The equation of the ellipse that has a center at $(10,3)$, a focus at $(13,3)$, and a vertex at $(15,3)$, is \[ \begin{array}{l} \frac{(x-C)^{2}}{A^{2}}+\frac{(y-D)^{2}}{B^{2}}=1 \\ \text { where } \\ A= \\ B= \\ C= \\ D= \end{array} \]
Solution
Step 1 :The general equation of an ellipse is given by \(\frac{(x-C)^{2}}{A^{2}}+\frac{(y-D)^{2}}{B^{2}}=1\). The center of the ellipse is at point \((C, D)\), the distance from the center to the focus is \(c\), and the distance from the center to the vertex is \(a\).
Step 2 :Given that the center is at \((10,3)\), we have \(C=10\) and \(D=3\).
Step 3 :The focus is at \((13,3)\), so the distance from the center to the focus, \(c\), is \(13-10=3\).
Step 4 :The vertex is at \((15,3)\), so the distance from the center to the vertex, \(a\), is \(15-10=5\).

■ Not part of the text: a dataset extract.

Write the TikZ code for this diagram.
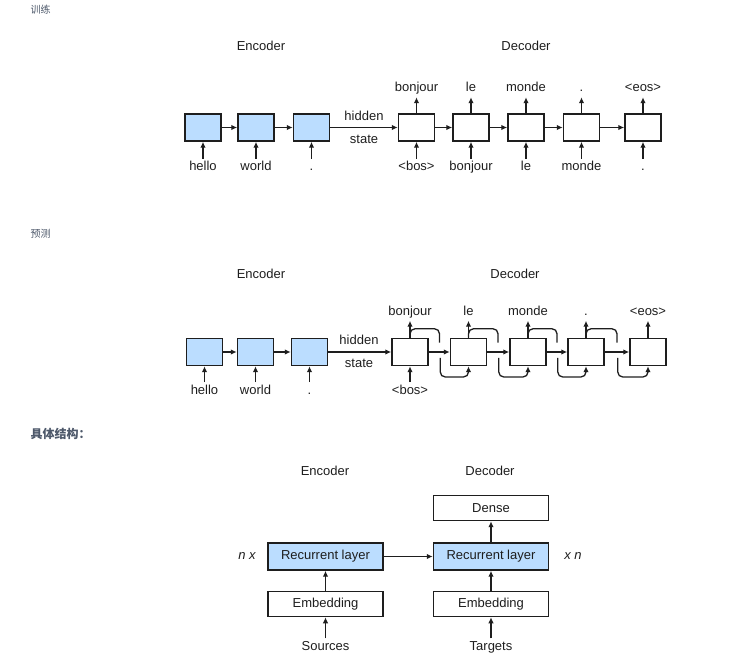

Step 5 :Since the focus and the vertex lie on the x-axis, the major axis of the ellipse is along the x-axis. Therefore, \(A=a=5\) and \(B\) can be found using the relationship \(a^2 = b^2 + c^2\) for an ellipse, where \(b\) is the distance from the center to the co-vertex.
Step 6 :We can solve for \(B\) using the given values of \(a\) and \(c\).
Step 7 :Given \(a = 5\) and \(c = 3\), we find that \(b = 4.0\).
Step 8 :Final Answer: The equation of the ellipse is \(\boxed{\frac{(x-10)^{2}}{5^{2}}+\frac{(y-3)^{2}}{4^{2}}=1}\). So, \(A=5\), \(B=4\), \(C=10\), and \(D=3\).